Chinese consumers and restaurants can own and monitor livestock on Australian cattle station.

April 4, 2018

3 Min Read
New platform to directly connect Australian cattle producers to China

A newly developed platform is giving Chinese consumers and restaurants the ability to own livestock on an Australian cattle station, monitor the animals' health status and growth and trace their movement until the meat is delivered in China -- all using a suite of technologies that includes drones, the internet of things and blockchain.

Borderless Cattle Australia, a subsidiary of the Australian division of Borderless Healthcare Worldwide, recently announced the platform, which will give Australian cattle producers direct access to Chinese restaurants and consumers as they build a marketplace to drive a new beef sharing economy within China.

Additionally, through a smart TV platform called Foodsmart.life, members of the platform can access recipes, conduct interactive cooking workshops with celebrity chefs from around the world and connect with nutritionists and health advisors from the comfort of their own home. All sessions will be supported by a multilingual food concierge.

Each of the livestock owned by a member will be represented by several-hundred boxes of "virtual" beef. The member can use the Foodsmart.life platform as a business tool to share or sell portions to other consumers six to nine months prior to slaughter.

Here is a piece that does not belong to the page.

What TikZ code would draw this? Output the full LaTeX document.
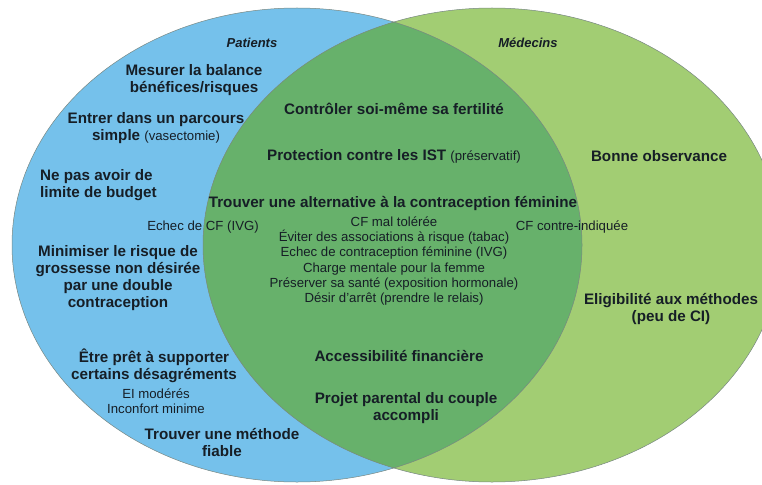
\documentclass[tikz,border=0pt]{standalone}
\usepackage{fontspec}
\setmainfont{Liberation Sans}
\usetikzlibrary{positioning}

\definecolor{patientblue}{RGB}{117,193,235}
\definecolor{medgreen}{RGB}{162,205,115}
\definecolor{bothgreen}{RGB}{103,177,107}
\definecolor{rimgray}{RGB}{120,135,130}
\definecolor{inktext}{RGB}{22,30,38}

\newcommand{\plainpart}[1]{{\mdseries\fontsize{13.2}{15}\selectfont #1}}

\begin{document}
\begin{tikzpicture}[x=1pt, y=-1pt,
bigtext/.style={align=center, font=\bfseries\fontsize{15.2}{17}\selectfont, text=inktext, inner sep=0pt},
smalltext/.style={align=center, font=\fontsize{13.2}{15.2}\selectfont, text=inktext, inner sep=0pt},
settitle/.style={font=\bfseries\itshape\fontsize{13}{15}\selectfont, text=inktext, inner sep=0pt},
rim/.style={draw=rimgray, line width=0.5pt}
]
\useasboundingbox (0,0) rectangle (762,484);
\clip (0,0) rectangle (762,484);

% the two sets
\fill[patientblue] (297,245) ellipse [x radius=285pt, y radius=237pt];
\fill[medgreen] (492,245) ellipse [x radius=289pt, y radius=237pt];
\begin{scope}
\clip (297,245) ellipse [x radius=285pt, y radius=237pt];
\fill[bothgreen] (492,245) ellipse [x radius=289pt, y radius=237pt];
\end{scope}
\draw[rim] (297,245) ellipse [x radius=285pt, y radius=237pt];
\draw[rim] (492,245) ellipse [x radius=289pt, y radius=237pt];

\node[settitle] (patients) at (252,43) {Patients};
\node[settitle] (medecins) at (528,43) {Médecins};

% patients only
\node[bigtext] (balance) at (194,80) {Mesurer la balance\\bénéfices/risques};
\node[bigtext] (parcours) at (156,128) {Entrer dans un parcours\\simple \plainpart{(vasectomie)}};
\node[bigtext, align=left, anchor=west] (budget) at (40,185) {Ne pas avoir de\\limite de budget};
\node[smalltext] (echecivg) at (203,227) {Echec de CF (IVG)};
\node[bigtext] (double) at (118,278) {Minimiser le risque de\\grossesse non désirée\\par une double\\contraception};
\node[bigtext] (supporter) at (154,366) {Être prêt à supporter\\certains désagréments};
\node[smalltext] (inconfort) at (156,401) {EI modérés\\Inconfort minime};
\node[bigtext] (fiable) at (222,442) {Trouver une méthode\\fiable};

% both
\node[bigtext] (fertilite) at (394,109) {Contrôler soi-même sa fertilité};
\node[bigtext] (ist) at (394,156) {Protection contre les IST \plainpart{(préservatif)}};
\node[bigtext] (alternative) at (393,204) {Trouver une alternative à la contraception féminine};
\node[smalltext] (raisons) at (394,261) {CF mal tolérée\\Éviter des associations à risque (tabac)\\Echec de contraception féminine (IVG)\\Charge mentale pour la femme\\Préserver sa santé (exposition hormonale)\\Désir d'arrêt (prendre le relais)};
\node[bigtext] (financiere) at (399,356) {Accessibilité financière};
\node[bigtext] (projet) at (406,408) {Projet parental du couple\\accompli};

% medecins only
\node[bigtext] (observance) at (659,156) {Bonne observance};
\node[smalltext] (contreind) at (572,227) {CF contre-indiquée};
\node[bigtext] (eligible) at (671,309) {Eligibilité aux méthodes\\(peu de CI)};
\end{tikzpicture}
\end{document}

“We are creating an engaging platform for restaurants and consumers to grow and develop a beef sharing marketplace,” noted Dr. Wei Siang Yu, founder and executive chairman of Borderless Healthcare Group. “Members can invite friends over to their homes to take part in workshops and even resell part of their beef, driving social networks and a small business economy and creating an unprecedented opportunity for Australian cattle producers.”

Yu explained that certain lifestyle stages, such as pre-pregnancy, pregnancy, parenthood and chronic disease, are driving a new protein boom in China, along with a desire for healthier and better-quality food beyond the typical supermarket experience.

“Australia’s stringent standards for cattle production align with this growing need,” he added.

The program will begin in July 2018, with deliveries available to more than 300 cities across China.

Initially, Borderless Cattle will accept orders from restaurants, which will be required to order a minimum of five cattle. Borderless Cattle anticipates having 500 restaurants or corporate members in its first year. The program will be extended to individual members at a later date.

“New digitized supply chains are emerging that favor premium producers who can authenticate provenance, stewardship and quality from the farm right through to the consumer’s table,” said Ben van Delden, partner and head of Agtech at KPMG and director of Food Agility CRC. “Disruptive models, such as what Borderless Cattle is creating, present new funding solutions for premium-quality livestock destined for discerning Chinese consumers.”

Van Delden said bringing the consumer transaction forward to the first phase of the supply chain -- and using Agtech to validate trust -- elevates the relationship consumers have with the protein source.

“It also addresses a major liquidity challenge for Australian beef producers as the consumer funds the grower from the beginning of the beef production cycle,” he added.

Borderless Healthcare Group also owns a pre-pregnancy planning division that produces China’s most popular fertility reality TV show, “Fertility UFO Show.” The show has garnered more than 30 million views via social media platform Weibo since it launched in January 2018. More than 90 million couples in China are eligible to have a second child, presenting a significant marketplace as the couples adopt healthier lifestyles in hopes of conceiving.